* _Your goal_
Retype all of the listing exactly, passing over any picture you find.

※

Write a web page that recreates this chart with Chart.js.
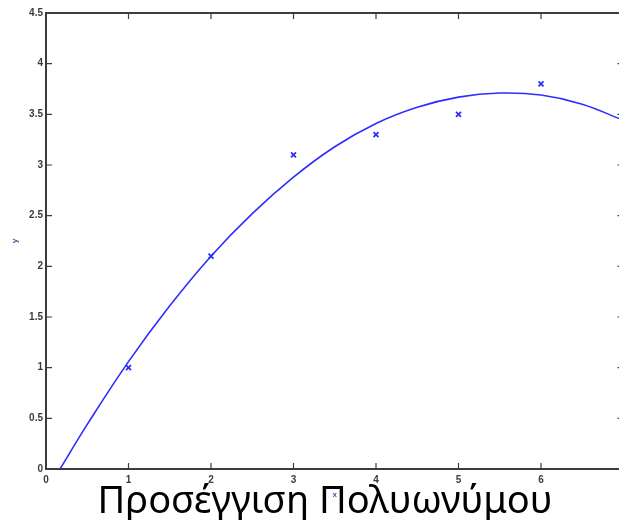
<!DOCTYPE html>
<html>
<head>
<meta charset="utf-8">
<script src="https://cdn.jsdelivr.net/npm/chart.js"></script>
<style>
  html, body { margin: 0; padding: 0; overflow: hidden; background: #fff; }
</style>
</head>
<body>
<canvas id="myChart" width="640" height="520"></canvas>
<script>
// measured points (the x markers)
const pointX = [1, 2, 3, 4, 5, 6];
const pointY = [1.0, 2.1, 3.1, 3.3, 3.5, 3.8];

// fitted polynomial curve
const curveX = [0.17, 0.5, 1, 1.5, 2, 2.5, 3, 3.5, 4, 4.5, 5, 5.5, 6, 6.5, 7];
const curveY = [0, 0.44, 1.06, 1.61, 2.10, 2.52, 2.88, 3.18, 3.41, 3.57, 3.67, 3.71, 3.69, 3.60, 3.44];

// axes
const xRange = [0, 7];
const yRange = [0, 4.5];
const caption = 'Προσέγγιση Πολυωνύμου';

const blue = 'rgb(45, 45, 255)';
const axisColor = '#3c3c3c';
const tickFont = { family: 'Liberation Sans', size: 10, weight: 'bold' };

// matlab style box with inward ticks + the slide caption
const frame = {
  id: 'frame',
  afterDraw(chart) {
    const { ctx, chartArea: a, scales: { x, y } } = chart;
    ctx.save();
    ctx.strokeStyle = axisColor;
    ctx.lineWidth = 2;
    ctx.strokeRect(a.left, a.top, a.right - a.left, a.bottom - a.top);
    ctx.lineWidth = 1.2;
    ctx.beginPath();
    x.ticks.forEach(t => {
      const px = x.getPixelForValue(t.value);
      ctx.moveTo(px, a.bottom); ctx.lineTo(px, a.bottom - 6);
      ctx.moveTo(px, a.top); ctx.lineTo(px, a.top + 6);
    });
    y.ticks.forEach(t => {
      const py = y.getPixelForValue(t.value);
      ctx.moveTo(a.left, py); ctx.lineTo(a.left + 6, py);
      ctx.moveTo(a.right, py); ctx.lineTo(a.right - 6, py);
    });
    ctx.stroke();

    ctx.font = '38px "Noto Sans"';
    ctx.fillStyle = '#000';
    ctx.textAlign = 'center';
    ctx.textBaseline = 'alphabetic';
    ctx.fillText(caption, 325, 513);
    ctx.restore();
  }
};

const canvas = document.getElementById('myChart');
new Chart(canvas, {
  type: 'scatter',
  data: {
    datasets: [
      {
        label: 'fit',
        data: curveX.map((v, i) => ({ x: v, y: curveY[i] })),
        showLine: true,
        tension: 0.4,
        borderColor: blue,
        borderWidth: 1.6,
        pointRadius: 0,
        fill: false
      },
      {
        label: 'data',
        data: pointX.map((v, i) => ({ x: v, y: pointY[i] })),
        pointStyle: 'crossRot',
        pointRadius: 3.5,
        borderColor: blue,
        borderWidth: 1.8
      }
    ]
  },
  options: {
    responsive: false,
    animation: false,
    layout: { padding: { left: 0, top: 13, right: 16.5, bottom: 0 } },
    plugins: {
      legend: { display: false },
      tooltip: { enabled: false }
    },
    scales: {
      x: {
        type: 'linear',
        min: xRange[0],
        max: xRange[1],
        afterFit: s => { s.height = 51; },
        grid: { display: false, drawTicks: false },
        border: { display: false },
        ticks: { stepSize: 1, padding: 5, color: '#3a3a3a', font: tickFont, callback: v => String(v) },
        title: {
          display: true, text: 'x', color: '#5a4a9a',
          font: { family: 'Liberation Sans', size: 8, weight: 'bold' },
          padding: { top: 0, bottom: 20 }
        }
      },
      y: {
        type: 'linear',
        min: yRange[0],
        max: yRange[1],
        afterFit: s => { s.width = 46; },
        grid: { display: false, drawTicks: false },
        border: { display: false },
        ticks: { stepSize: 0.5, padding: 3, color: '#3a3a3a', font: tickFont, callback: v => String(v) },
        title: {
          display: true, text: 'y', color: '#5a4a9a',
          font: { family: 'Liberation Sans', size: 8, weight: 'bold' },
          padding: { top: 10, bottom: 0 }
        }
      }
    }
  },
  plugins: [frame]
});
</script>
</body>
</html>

※

* _Response_
Write a web page that recreates this chart with Chart.js.
<!DOCTYPE html>
<html>
<head>
<meta charset="utf-8">
<script src="https://cdn.jsdelivr.net/npm/chart.js"></script>
<style>
  html, body { margin: 0; padding: 0; overflow: hidden; background: #fff; }
</style>
</head>
<body>
<canvas id="myChart" width="640" height="520"></canvas>
<script>
// measured points (the x markers)
const pointX = [1, 2, 3, 4, 5, 6];
const pointY = [1.0, 2.1, 3.1, 3.3, 3.5, 3.8];

// fitted polynomial curve
const curveX = [0.17, 0.5, 1, 1.5, 2, 2.5, 3, 3.5, 4, 4.5, 5, 5.5, 6, 6.5, 7];
const curveY = [0, 0.44, 1.06, 1.61, 2.10, 2.52, 2.88, 3.18, 3.41, 3.57, 3.67, 3.71, 3.69, 3.60, 3.44];

// axes
const xRange = [0, 7];
const yRange = [0, 4.5];
const caption = 'Προσέγγιση Πολυωνύμου';

const blue = 'rgb(45, 45, 255)';
const axisColor = '#3c3c3c';
const tickFont = { family: 'Liberation Sans', size: 10, weight: 'bold' };

// matlab style box with inward ticks + the slide caption
const frame = {
  id: 'frame',
  afterDraw(chart) {
    const { ctx, chartArea: a, scales: { x, y } } = chart;
    ctx.save();
    ctx.strokeStyle = axisColor;
    ctx.lineWidth = 2;
    ctx.strokeRect(a.left, a.top, a.right - a.left, a.bottom - a.top);
    ctx.lineWidth = 1.2;
    ctx.beginPath();
    x.ticks.forEach(t => {
      const px = x.getPixelForValue(t.value);
      ctx.moveTo(px, a.bottom); ctx.lineTo(px, a.bottom - 6);
      ctx.moveTo(px, a.top); ctx.lineTo(px, a.top + 6);
    });
    y.ticks.forEach(t => {
      const py = y.getPixelForValue(t.value);
      ctx.moveTo(a.left, py); ctx.lineTo(a.left + 6, py);
      ctx.moveTo(a.right, py); ctx.lineTo(a.right - 6, py);
    });
    ctx.stroke();

    ctx.font = '38px "Noto Sans"';
    ctx.fillStyle = '#000';
    ctx.textAlign = 'center';
    ctx.textBaseline = 'alphabetic';
    ctx.fillText(caption, 325, 513);
    ctx.restore();
  }
};

const canvas = document.getElementById('myChart');
new Chart(canvas, {
  type: 'scatter',
  data: {
    datasets: [
      {
        label: 'fit',
        data: curveX.map((v, i) => ({ x: v, y: curveY[i] })),
        showLine: true,
        tension: 0.4,
        borderColor: blue,
        borderWidth: 1.6,
        pointRadius: 0,
        fill: false
      },
      {
        label: 'data',
        data: pointX.map((v, i) => ({ x: v, y: pointY[i] })),
        pointStyle: 'crossRot',
        pointRadius: 3.5,
        borderColor: blue,
        borderWidth: 1.8
      }
    ]
  },
  options: {
    responsive: false,
    animation: false,
    layout: { padding: { left: 0, top: 13, right: 16.5, bottom: 0 } },
    plugins: {
      legend: { display: false },
      tooltip: { enabled: false }
    },
    scales: {
      x: {
        type: 'linear',
        min: xRange[0],
        max: xRange[1],
        afterFit: s => { s.height = 51; },
        grid: { display: false, drawTicks: false },
        border: { display: false },
        ticks: { stepSize: 1, padding: 5, color: '#3a3a3a', font: tickFont, callback: v => String(v) },
        title: {
          display: true, text: 'x', color: '#5a4a9a',
          font: { family: 'Liberation Sans', size: 8, weight: 'bold' },
          padding: { top: 0, bottom: 20 }
        }
      },
      y: {
        type: 'linear',
        min: yRange[0],
        max: yRange[1],
        afterFit: s => { s.width = 46; },
        grid: { display: false, drawTicks: false },
        border: { display: false },
        ticks: { stepSize: 0.5, padding: 3, color: '#3a3a3a', font: tickFont, callback: v => String(v) },
        title: {
          display: true, text: 'y', color: '#5a4a9a',
          font: { family: 'Liberation Sans', size: 8, weight: 'bold' },
          padding: { top: 10, bottom: 0 }
        }
      }
    }
  },
  plugins: [frame]
});
</script>
</body>
</html>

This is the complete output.